▸ Stated task:
Extract word for word the lines of the listing from its start to the line holding "plt.rcParams['font.family'] = REGULAR", both ends kept; pictures are not part of the copy.

▸ Material:

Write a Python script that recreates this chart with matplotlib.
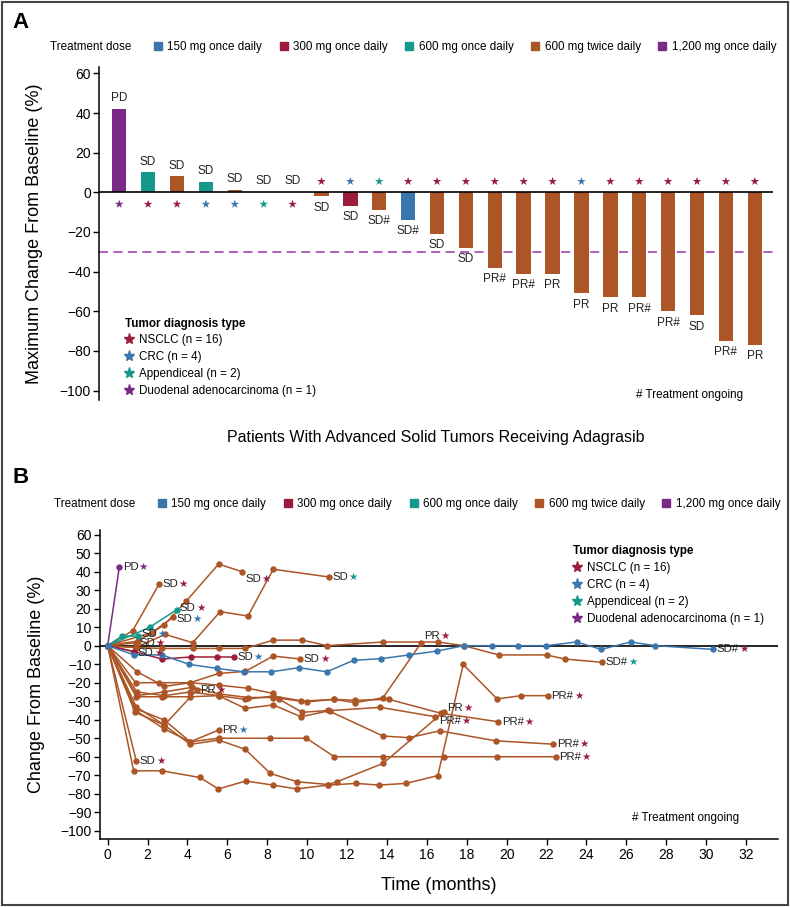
import matplotlib
matplotlib.use('Agg')
import matplotlib.pyplot as plt
from matplotlib.lines import Line2D
from matplotlib.patches import Rectangle
import numpy as np

REGULAR = ['Liberation Sans', 'DejaVu Sans']
plt.rcParams['font.family'] = REGULAR

BLUE, RED, TEAL, ORANGE, PURPLE = '#3b77ad', '#9c1c3b', '#14998c', '#ac5526', '#7a2a86'

dose_labels = ['150 mg once daily', '300 mg once daily', '600 mg once daily',
               '600 mg twice daily', '1,200 mg once daily']
dose_colors = [BLUE, RED, TEAL, ORANGE, PURPLE]
tumor_labels = ['NSCLC (n = 16)', 'CRC (n = 4)', 'Appendiceal (n = 2)',
                'Duodenal adenocarcinoma (n = 1)']
tumor_colors = [RED, BLUE, TEAL, PURPLE]

# Panel A: best change from baseline per patient (waterfall)
best_change = [42, 10, 8, 5, 1, 0, 0, -2, -7, -9, -14, -21, -28, -38, -41, -41,
               -51, -53, -53, -60, -62, -75, -77]
bar_dose = [4, 2, 3, 2, 3, 3, 3, 3, 1, 3, 0, 3, 3, 3, 3, 3, 3, 3, 3, 3, 3, 3, 3]
bar_tumor = [3, 0, 0, 1, 1, 2, 0, 0, 1, 2, 0, 0, 0, 0, 0, 0, 1, 0, 0, 0, 0, 0, 0]
bar_response = ['PD', 'SD', 'SD', 'SD', 'SD', 'SD', 'SD', 'SD', 'SD', 'SD#', 'SD#',
                'SD', 'SD', 'PR#', 'PR#', 'PR', 'PR', 'PR', 'PR#', 'PR#', 'SD', 'PR#', 'PR']

# Panel B: change from baseline over time per patient (spider plot)
track_months = [
    [0, 0.58],
    [0, 2.1, 3.45],
    [0, 0.71, 1.5],
    [0, 1.33, 2.72, 4.2, 5.48, 6.31],
    [0, 1.33],
    [0, 1.41],
    [0, 1.25, 2.58],
    [0, 1.5, 2.84, 3.94, 5.56, 6.73],
    [0, 1.4, 2.88, 4.26, 5.64, 7.03, 8.3, 11.1],
    [0, 2.2, 3.27],
    [0, 1.46, 2.84, 4.14, 5.56, 6.9, 8.29, 9.66],
    [0, 1.4, 2.72, 4.26, 5.56, 6.9, 8.3, 9.76, 11.0, 13.8, 16.56, 17.85, 19.6, 22.0, 22.9, 24.8],
    [0, 1.33, 2.72, 4.09, 5.48, 6.82, 8.2, 9.59, 10.98, 12.33, 13.72, 15.1, 16.5, 17.85,
     19.27, 20.56, 21.98, 23.5, 24.74, 26.21, 27.45, 30.36],
    [0, 1.43],
    [0, 1.43, 2.84, 4.47],
    [0, 1.38, 2.84, 4.14, 5.56],
    [0, 1.4, 2.58, 4.14, 5.56, 7.03, 8.3, 8.6, 9.76, 11.04, 13.8, 15.1, 16.65, 19.44, 22.33],
    [0, 1.43, 2.72, 4.14, 5.56, 6.9, 8.29, 10.0, 11.36, 12.4, 13.8, 15.7],
    [0, 1.38, 2.84, 4.14, 5.56, 6.9, 8.15, 9.49, 11.04, 11.5, 13.8, 16.85],
    [0, 1.46, 2.84, 4.14, 5.56, 6.9, 8.3, 9.69, 11.13, 13.67, 16.43],
    [0, 1.46, 2.84, 4.22, 5.56, 7.03, 8.3, 9.69, 11.36, 12.4, 14.1, 16.7, 19.58],
    [0, 1.3, 2.72, 4.62, 5.55, 6.92, 8.28, 9.47, 11.06, 12.45, 13.59, 14.95, 16.55, 17.82,
     19.52, 20.7, 22.07],
    [0, 1.4, 2.84, 4.14, 5.56, 8.12, 9.96, 11.36, 13.8, 16.85, 19.52, 22.45],
]
track_change = [
    [0, 42.3],
    [0, 9.9, 19.4],
    [0, 5.2, 5.2],
    [0, -3.2, -7.2, -6.1, -6.1, -6.1],
    [0, -3.2],
    [0, 1.6],
    [0, 8.1, 33.3],
    [0, 2.5, 11.2, 24.1, 44.1, 40],
    [0, -1, 6.1, 1.6, 18.4, 16, 41.3, 37.1],
    [0, 7, 15.3],
    [0, -14, -22, -20, -15, -13.9, -5.6, -7.2],
    [0, -1, -1.5, -1.5, -1.5, -1.5, 3, 3, 0, 2, 2, 0, -5, -5, -7.2, -9],
    [0, -5, -5, -10.1, -12.3, -14.1, -14.1, -11.9, -14.1, -7.9, -7, -5, -2.9, 0,
     0, 0, 0, 2, -2, 2, 0, -2],
    [0, -62.2],
    [0, -33, -42.9, -24],
    [0, -33.9, -40.2, -51.9, -45.6],
    [0, -20, -20, -20, -21.3, -23, -25.8, -29, -36, -35, -48.8, -49.7, -46, -51.4, -53.2],
    [0, -27.6, -27.6, -27.6, -27, -29, -27.2, -30.3, -29, -30.8, -28.1, 1.3],
    [0, -36, -42.9, -53.3, -51, -56, -69, -73.5, -75, -73.5, -63.6, -35.7],
    [0, -25, -27, -25, -27, -33.9, -32, -38.4, -35.1, -33.3, -38.4],
    [0, -27, -25, -22.5, -26, -28, -28, -30, -29, -29.5, -29, -36.5, -41.1],
    [0, -67.6, -67.6, -71.2, -77.4, -73.1, -75.3, -77.4, -75.3, -74.4, -75.3, -74.4, -70.2,
     -10.1, -28.8, -27, -27],
    [0, -35, -45, -51.9, -50, -50, -50, -60, -60, -60, -60, -60],
]
track_dose = [4, 2, 2, 1, 3, 3, 3, 3, 3, 3, 3, 3, 0, 3, 3, 3, 3, 3, 3, 3, 3, 3, 3]
track_tumor = [3, 0, 1, 1, 0, 0, 0, 0, 2, 1, 0, 2, 0, 0, 0, 1, 0, 0, 0, 0, 0, 0, 0]
track_response = ['PD', 'SD', 'SD', 'SD', 'SD', 'SD', 'SD', 'SD', 'SD', 'SD', 'SD', 'SD#', 'SD#',
                  'SD', 'PR', 'PR', 'PR#', 'PR', 'PR', 'PR#', 'PR#', 'PR#', 'PR#']

# a few end labels sit off their last point in the original (points)
label_nudge = {1: 1.2, 2: 1.5, 4: -0.8, 7: -5.5, 9: -1.5, 17: 5, 18: 3, 19: -3}

W, H = 790, 907
LEG_FS = 8.4
fig = plt.figure(figsize=(W / 100, H / 100), dpi=100)


def fx(px):
    return px / W


def fy(py):
    return 1 - py / H


def dose_legend(y_px, title_x, first_x):
    fig.text(fx(title_x), fy(y_px), 'Treatment dose', fontsize=LEG_FS, va='center', ha='left')
    handles = [Line2D([], [], ls='none', marker='s', ms=6, mfc=c, mec=c) for c in dose_colors]
    fig.legend(handles, dose_labels, loc='center left', bbox_to_anchor=(fx(first_x), fy(y_px)),
               ncol=5, frameon=False, prop={'size': LEG_FS},
               handlelength=0.7, handletextpad=0.45, columnspacing=1.5,
               borderpad=0, borderaxespad=0)


def tumor_legend(x_px, y_px):
    handles = [Line2D([], [], ls='none', marker='*', ms=8, mfc=c, mec=c) for c in tumor_colors]
    fig.legend(handles, tumor_labels, loc='upper left', bbox_to_anchor=(fx(x_px), fy(y_px)),
               title='Tumor diagnosis type',
               title_fontproperties={'size': LEG_FS, 'weight': 'bold'},
               alignment='left', prop={'size': LEG_FS}, frameon=False,
               handlelength=0.7, handletextpad=0.5, labelspacing=0.42,
               borderpad=0, borderaxespad=0)


# ---------------- Panel A ----------------
ax1 = fig.add_axes([fx(99.3), fy(400.5), (773 - 99.3) / W, (400.5 - 67.4) / H])
x = np.arange(len(best_change))
vals = np.array(best_change)
ax1.bar(x, vals, width=0.5, color=[dose_colors[d] for d in bar_dose], zorder=2)
ax1.axhline(0, color='black', lw=1.2, zorder=3)
ax1.axhline(-30, color='#a655b3', lw=1.3, ls=(0, (5, 3)), zorder=1)

star_y = np.where(vals < 0, 5.5, -6)
ax1.scatter(x, star_y, marker='*', s=42, c=[tumor_colors[t] for t in bar_tumor],
            linewidths=0, zorder=4)
for xi, v, r in zip(x, vals, bar_response):
    ty = v + 5.5 if v >= 0 else v - 5.7
    ax1.text(xi, ty, r, ha='center', va='center', fontsize=8.5, color='#222222')

ax1.set_xlim(-0.69, 22.63)
ax1.set_ylim(-105, 63)
ax1.set_yticks(np.arange(-100, 61, 20))
ax1.set_xticks([])
for s in ['top', 'right', 'bottom']:
    ax1.spines[s].set_visible(False)
ax1.spines['left'].set_linewidth(1.1)
ax1.tick_params(axis='y', length=4, width=1, labelsize=10, pad=2)
ax1.set_ylabel('Maximum Change From Baseline (%)', fontsize=13)
ax1.yaxis.set_label_coords((43 - 99.3) / 673.7, 0.5)
fig.text(fx(436), fy(437), 'Patients With Advanced Solid Tumors Receiving Adagrasib',
         ha='center', va='center', fontsize=11.5)

fig.text(fx(12), fy(22), 'A', fontsize=16, weight='bold', va='center')
dose_legend(46.7, 50, 153.9)
tumor_legend(124.6, 317.5)
fig.text(fx(636), fy(395), '# Treatment ongoing', fontsize=LEG_FS, va='center')

# ---------------- Panel B ----------------
ax2 = fig.add_axes([fx(99.7), fy(839.3), (778 - 99.7) / W, (839.3 - 530) / H])
ax2.axhline(0, color='black', lw=1.2, zorder=2)
order = sorted(range(len(track_months)), key=lambda i: track_dose[i] != 3)
for i in order:
    c = dose_colors[track_dose[i]]
    ax2.plot(track_months[i], track_change[i], '-o', color=c, lw=1.1, ms=3.6,
             zorder=3 if track_dose[i] == 3 else 4)
    xe, ye = track_months[i][-1], track_change[i][-1]
    t = ax2.annotate(track_response[i], (xe, ye), xytext=(2.5, label_nudge.get(i, 0)),
                     textcoords='offset points', ha='left', va='center',
                     fontsize=8.2, color='#222222', zorder=5)
    ax2.annotate('\u2605', xy=(1, 0.5), xycoords=t, xytext=(0.3, 0),
                 textcoords='offset points', ha='left', va='center',
                 family='DejaVu Sans', fontsize=7.5, color=tumor_colors[track_tumor[i]], zorder=5)

ax2.set_xlim(-0.4, 33.6)
ax2.set_ylim(-104.6, 62.5)
ax2.set_xticks(np.arange(0, 33, 2))
ax2.set_yticks(np.arange(-100, 61, 10))
for s in ['top', 'right']:
    ax2.spines[s].set_visible(False)
for s in ['left', 'bottom']:
    ax2.spines[s].set_linewidth(1.1)
ax2.tick_params(length=4, width=1, labelsize=10, pad=2)
ax2.set_ylabel('Change From Baseline (%)', fontsize=13)
ax2.yaxis.set_label_coords((45 - 99.7) / 678.3, 0.5)
fig.text(fx(439), fy(885), 'Time (months)', fontsize=13, ha='center', va='center')

fig.text(fx(12), fy(478), 'B', fontsize=16, weight='bold', va='center')
dose_legend(504, 54, 158)
tumor_legend(573, 545)
fig.text(fx(632), fy(818), '# Treatment ongoing', fontsize=LEG_FS, va='center')

fig.patches.append(Rectangle((0.002, 0.002), 0.996, 0.996, transform=fig.transFigure,
                             fill=False, ec='#444444', lw=1.5))

fig.savefig('out.png', dpi=100)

▸ Result for this task:
Write a Python script that recreates this chart with matplotlib.
import matplotlib
matplotlib.use('Agg')
import matplotlib.pyplot as plt
from matplotlib.lines import Line2D
from matplotlib.patches import Rectangle
import numpy as np

REGULAR = ['Liberation Sans', 'DejaVu Sans']
plt.rcParams['font.family'] = REGULAR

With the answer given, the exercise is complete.